Rina, la hermana de Marcela (Mercedes Morán) es la que dejó el mundo de los vivos y la que dejó, además, un departamento con infinidad de cosas que deben ser embaladas para ser vendidas o regaladas. Es a través de este desfile de objetos, que nos damos una idea del perfil de Rina. Plantas por todos los rincones, lámparas enteladas, bibliotecas, vestidos y telas, muchas telas, que guardan secretos que nunca nos serán develados. Al silencio de este departamento se contrapone la casa de Marcela. Allí vive con su marido (Marcelo Subiotto) y sus tres hijos adolescentes (Laila Maltz, La Artela y Federico Sack) con todos los contratiempos que una familia debe lidiar diariamente. Desengaños amorosos de la hija menor, preparación de exámenes del hijo mayor, peleas entre hermanos, desperfecto del lavarropas, todos sobrellevados por una omnipresente Marcela que, aunque ausente por la pérdida de Rina, se las ingenia para estar en todos los detalles.
Mercedes Morán, conocida por su faceta de actriz temperamental, filosa en los diálogos y de armas tomar, aquí se desenvuelve en una actuación silenciosa y automatizada. Casi diría que artificial. Su duelo parece haberle vaciado de toda energía y deambula por los diferentes escenarios —hay una cuota de teatralidad en las actuaciones— como una marioneta a la que le cortaron los hilos. Solo se permite un par de catarsis que fluyen de manera incontenible: el sollozo desbordado cuando le toma lección a uno de sus hijos y cuando queda sola acomodando la ropa.
A partir de ese quiebre en su rutina —toda muerte de un ser cercano, lo es— Mercedes deambula como los fantasmas que se le aparecen cada tanto, fantasmas que parecen corporizarse tanto como su propia familia; todos sumergidos dentro de esa laguna mental a la que la muerte de su hermana la arrastró sin anestesia. Gran acierto de esa atmósfera entre onírica y acuática es producto de la sugestiva fotografía de Helene Louvart, graduada en el prestigioso Louis-Lumiere College de París y que trabajó con Wim Wenders, Agnés Varda y Leos Carax entre otros grandes directores. Louvart le imprime esa pátina surrealista al utilizar colores almibarados, difusos, sombríos que parece encapsular cada escena en gotas de lágrimas reducidas al movimiento más mínimo.

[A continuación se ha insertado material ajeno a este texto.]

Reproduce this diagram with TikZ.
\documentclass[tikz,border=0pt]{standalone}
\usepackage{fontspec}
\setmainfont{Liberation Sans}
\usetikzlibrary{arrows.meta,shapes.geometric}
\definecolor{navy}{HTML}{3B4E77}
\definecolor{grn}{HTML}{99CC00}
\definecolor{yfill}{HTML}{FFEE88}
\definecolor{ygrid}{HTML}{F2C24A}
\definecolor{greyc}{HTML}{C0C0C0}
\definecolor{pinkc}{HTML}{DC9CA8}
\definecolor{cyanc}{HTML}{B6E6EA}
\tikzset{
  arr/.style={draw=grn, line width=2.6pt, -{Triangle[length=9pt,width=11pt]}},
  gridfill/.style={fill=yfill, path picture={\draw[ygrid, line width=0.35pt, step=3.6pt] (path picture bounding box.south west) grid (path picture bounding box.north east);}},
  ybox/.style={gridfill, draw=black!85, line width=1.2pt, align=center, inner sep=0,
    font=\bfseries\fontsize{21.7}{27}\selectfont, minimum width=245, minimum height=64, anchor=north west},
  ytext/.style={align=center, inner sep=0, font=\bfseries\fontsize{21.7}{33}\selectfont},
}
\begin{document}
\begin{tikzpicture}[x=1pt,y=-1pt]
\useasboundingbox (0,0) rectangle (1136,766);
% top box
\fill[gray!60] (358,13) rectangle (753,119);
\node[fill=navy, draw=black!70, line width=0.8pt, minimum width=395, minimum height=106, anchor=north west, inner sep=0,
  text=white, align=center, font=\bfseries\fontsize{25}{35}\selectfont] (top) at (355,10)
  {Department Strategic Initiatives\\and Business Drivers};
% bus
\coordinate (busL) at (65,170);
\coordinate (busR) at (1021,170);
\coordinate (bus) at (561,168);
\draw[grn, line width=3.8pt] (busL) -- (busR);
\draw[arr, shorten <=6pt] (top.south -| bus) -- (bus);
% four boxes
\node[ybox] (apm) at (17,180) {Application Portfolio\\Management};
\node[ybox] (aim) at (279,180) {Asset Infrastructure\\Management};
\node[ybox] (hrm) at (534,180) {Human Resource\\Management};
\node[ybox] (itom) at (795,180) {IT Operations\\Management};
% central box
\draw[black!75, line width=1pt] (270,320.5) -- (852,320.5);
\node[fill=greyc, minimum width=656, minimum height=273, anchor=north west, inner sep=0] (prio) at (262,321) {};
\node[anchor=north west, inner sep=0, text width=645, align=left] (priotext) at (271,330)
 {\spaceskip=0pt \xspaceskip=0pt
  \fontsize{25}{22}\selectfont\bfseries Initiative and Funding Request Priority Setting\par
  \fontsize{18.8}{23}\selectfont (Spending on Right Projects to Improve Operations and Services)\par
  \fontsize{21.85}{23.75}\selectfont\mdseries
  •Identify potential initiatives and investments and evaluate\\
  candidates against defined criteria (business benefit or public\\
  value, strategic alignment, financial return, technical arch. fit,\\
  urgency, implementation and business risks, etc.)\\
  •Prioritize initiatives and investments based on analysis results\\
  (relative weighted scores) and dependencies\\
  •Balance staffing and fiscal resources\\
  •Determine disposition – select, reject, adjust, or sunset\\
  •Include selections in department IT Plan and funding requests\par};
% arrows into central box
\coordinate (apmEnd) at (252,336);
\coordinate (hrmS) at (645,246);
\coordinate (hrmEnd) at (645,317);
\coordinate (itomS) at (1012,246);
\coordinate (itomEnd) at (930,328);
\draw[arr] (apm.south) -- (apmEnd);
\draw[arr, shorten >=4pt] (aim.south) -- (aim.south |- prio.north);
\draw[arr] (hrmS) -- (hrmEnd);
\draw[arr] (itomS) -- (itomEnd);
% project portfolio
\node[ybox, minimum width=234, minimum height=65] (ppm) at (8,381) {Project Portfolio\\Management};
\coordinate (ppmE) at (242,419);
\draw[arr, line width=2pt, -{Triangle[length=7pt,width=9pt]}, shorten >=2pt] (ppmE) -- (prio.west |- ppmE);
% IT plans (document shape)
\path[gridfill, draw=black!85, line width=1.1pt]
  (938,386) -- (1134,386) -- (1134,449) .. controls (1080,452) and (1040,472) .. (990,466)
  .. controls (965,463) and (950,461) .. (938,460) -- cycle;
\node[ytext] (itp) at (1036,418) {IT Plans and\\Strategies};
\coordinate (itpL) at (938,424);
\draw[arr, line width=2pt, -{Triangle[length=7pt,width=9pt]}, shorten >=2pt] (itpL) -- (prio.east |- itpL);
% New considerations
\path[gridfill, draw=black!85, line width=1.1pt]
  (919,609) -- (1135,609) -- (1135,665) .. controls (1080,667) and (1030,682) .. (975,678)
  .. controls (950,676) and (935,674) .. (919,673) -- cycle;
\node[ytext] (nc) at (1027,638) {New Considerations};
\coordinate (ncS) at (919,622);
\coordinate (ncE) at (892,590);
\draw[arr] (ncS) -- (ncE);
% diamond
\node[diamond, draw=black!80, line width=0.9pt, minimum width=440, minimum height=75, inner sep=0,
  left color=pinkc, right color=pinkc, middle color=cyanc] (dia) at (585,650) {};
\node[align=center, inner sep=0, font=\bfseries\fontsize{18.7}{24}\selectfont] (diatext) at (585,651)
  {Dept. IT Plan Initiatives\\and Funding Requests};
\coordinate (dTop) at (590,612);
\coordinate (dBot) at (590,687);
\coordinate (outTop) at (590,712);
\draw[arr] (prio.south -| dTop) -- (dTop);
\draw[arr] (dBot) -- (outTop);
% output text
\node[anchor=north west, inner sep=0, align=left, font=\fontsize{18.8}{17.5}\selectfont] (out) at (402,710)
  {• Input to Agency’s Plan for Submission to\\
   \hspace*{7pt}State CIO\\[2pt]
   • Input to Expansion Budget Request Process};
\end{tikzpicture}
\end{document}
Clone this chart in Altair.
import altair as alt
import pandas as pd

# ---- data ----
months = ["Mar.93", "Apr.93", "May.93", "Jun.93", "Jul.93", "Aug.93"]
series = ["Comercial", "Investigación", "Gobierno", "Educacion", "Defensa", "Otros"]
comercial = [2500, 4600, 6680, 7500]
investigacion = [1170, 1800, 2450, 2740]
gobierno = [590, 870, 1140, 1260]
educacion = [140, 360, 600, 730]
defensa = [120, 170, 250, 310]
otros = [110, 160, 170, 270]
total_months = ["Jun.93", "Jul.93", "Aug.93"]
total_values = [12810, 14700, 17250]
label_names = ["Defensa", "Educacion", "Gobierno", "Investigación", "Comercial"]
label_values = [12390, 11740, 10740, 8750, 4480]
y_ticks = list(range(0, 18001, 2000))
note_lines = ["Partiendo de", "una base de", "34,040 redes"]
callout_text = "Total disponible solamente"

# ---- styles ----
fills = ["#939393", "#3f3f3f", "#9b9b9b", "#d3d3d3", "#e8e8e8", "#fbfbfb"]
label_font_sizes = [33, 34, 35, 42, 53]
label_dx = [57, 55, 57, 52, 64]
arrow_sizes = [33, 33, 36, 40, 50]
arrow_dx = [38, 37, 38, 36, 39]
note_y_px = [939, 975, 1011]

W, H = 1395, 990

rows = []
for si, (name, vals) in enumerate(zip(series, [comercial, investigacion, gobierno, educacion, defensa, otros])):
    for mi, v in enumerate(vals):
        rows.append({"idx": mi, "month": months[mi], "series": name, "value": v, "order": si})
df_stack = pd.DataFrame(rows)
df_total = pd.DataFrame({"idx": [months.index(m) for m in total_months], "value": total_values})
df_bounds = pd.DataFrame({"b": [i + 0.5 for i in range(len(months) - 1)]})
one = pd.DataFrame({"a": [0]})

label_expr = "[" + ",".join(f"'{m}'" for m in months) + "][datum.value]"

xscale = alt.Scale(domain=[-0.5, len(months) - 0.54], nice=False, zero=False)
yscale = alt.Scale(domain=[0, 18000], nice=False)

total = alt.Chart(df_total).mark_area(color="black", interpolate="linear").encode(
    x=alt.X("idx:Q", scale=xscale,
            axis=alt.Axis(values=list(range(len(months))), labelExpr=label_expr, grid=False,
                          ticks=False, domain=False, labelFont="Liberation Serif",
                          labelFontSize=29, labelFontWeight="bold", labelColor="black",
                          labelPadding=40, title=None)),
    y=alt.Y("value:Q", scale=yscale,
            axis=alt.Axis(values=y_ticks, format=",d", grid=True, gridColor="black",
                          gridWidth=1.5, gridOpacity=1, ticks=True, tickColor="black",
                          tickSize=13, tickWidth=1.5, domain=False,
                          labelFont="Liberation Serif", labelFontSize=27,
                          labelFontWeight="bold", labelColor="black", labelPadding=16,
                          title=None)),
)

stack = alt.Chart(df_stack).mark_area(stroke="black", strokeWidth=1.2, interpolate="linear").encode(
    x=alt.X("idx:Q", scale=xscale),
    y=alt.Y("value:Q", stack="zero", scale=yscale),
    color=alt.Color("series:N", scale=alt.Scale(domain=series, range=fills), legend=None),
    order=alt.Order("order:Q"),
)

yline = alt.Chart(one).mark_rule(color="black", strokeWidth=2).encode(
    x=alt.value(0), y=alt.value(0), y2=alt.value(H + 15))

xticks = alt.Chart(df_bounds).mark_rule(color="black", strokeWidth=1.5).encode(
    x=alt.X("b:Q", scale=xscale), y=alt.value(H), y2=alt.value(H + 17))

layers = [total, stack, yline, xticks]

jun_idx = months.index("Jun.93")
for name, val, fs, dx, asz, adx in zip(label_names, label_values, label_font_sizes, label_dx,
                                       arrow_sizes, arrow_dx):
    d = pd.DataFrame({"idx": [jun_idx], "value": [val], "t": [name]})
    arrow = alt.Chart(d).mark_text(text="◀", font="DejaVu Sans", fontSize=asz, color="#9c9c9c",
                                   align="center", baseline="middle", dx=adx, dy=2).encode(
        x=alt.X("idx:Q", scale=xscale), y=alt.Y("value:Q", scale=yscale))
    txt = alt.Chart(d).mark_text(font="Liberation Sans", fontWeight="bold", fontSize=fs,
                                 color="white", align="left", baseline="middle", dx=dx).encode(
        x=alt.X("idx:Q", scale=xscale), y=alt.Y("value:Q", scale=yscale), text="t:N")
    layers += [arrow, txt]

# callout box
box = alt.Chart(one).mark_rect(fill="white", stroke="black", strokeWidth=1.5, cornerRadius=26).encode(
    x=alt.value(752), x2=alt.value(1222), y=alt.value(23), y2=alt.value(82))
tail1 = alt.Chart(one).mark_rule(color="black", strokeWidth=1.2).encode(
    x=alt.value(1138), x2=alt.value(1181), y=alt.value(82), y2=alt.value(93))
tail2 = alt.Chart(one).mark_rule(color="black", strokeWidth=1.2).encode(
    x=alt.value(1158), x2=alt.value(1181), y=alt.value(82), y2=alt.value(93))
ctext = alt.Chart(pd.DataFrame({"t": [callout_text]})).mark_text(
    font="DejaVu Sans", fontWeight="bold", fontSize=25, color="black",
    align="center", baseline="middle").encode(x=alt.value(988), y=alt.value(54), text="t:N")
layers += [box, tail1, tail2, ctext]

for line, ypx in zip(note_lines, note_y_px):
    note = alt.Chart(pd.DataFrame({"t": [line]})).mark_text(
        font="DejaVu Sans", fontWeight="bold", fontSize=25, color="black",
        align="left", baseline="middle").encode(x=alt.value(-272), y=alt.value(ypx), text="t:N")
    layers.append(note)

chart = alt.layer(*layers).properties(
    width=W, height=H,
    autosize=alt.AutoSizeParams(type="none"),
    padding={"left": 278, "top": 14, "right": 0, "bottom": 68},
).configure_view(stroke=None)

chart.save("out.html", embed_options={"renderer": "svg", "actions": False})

Hasta el desahogo que encuentra Marcela al conocer a Nacho, es totalmente contenido, como si esas lágrimas fotográficas de Louvart fueran de ámbar y no de agua. Nacho aparece para iluminar un poco ese terreno sumergido, Marcela lo sigue para intentar sacar la cabeza fuera del agua y tratar de ver el sol. Lo hace en algunos paseos que hacen juntos al Tigre, en una tarde en un cuarto de hotel, en una visita a amigos de Nacho, en un baile que termina en un beso apasionado, pero todo desaparece, como Nacho, como esa presunta aventura que parecía estar destinada al fracaso desde el mismo momento en que se conocieron. Y como toda aventura que se esfuma, el círculo se cierra con la vuelta a la vida rutinaria de Rina, con las preguntas por una vida sin nada de heroicidad que parece acentuarse con los dilemas que parecen contaminarlo todo; un agua turbia, sin nada cristalino como para poder ver un fin más diáfano y brillante. Aunque el gesto último parece hacerle un guiño al destino. Un guiño provocativo y desafiante.
María Alché, quien se graduó en la Escuela Nacional de Experimentación de Buenos Aires en dirección cinematográfica, viene de realizar los cortos Noelia (2012) y Gulliver (2015) y de interpretar varios papeles en películas como La niña santa (2004) de Lucrecia Martel, Del amor y otras historias (2014) de Alejo Flah y Me casé con un boludo (2016) de Juan Taratuto, entre otras, sin olvidar el éxito televisivo Trátame bien, junto a Julio Chávez y Cecilia Roth. Acostumbrada a que sus obras sean seleccionadas en los más prestigiosos festivales de cine como el de Tolouse, el de Mar del Plata, el de La Habana y el de Rotterdam, su ópera prima Familia sumergida, no solo fue invitada para el 71° Festival de Locarno sino que obtuvo el Premio Horizontes Latinos el 66° Festival Internacional de San Sebastián.
Más allá de cierta morosidad en los diálogos, o cierta artificialidad en escenas como la del baile final, María Alché realiza una apuesta valiosa al querer retratar el costado más vulnerable de un ser humano: el del duelo, el de la pérdida, el de encontrarse en terreno movedizo con todas las incertidumbres que eso genera. Si bien Marcela tiene una familia de donde aferrarse, la muerte de Rina la descoloca, como si todos esos pilotes de madera tan sólidos que son sus hijos y su marido, se fueran desintegrando con la erosión del agua. Por eso la aparición de Nacho es como una tabla de salvación ante la pérdida, la rutina, las necesidades que nunca parecen ser satisfechas. Solo que para que eso suceda, primero debe salvarse ella misma.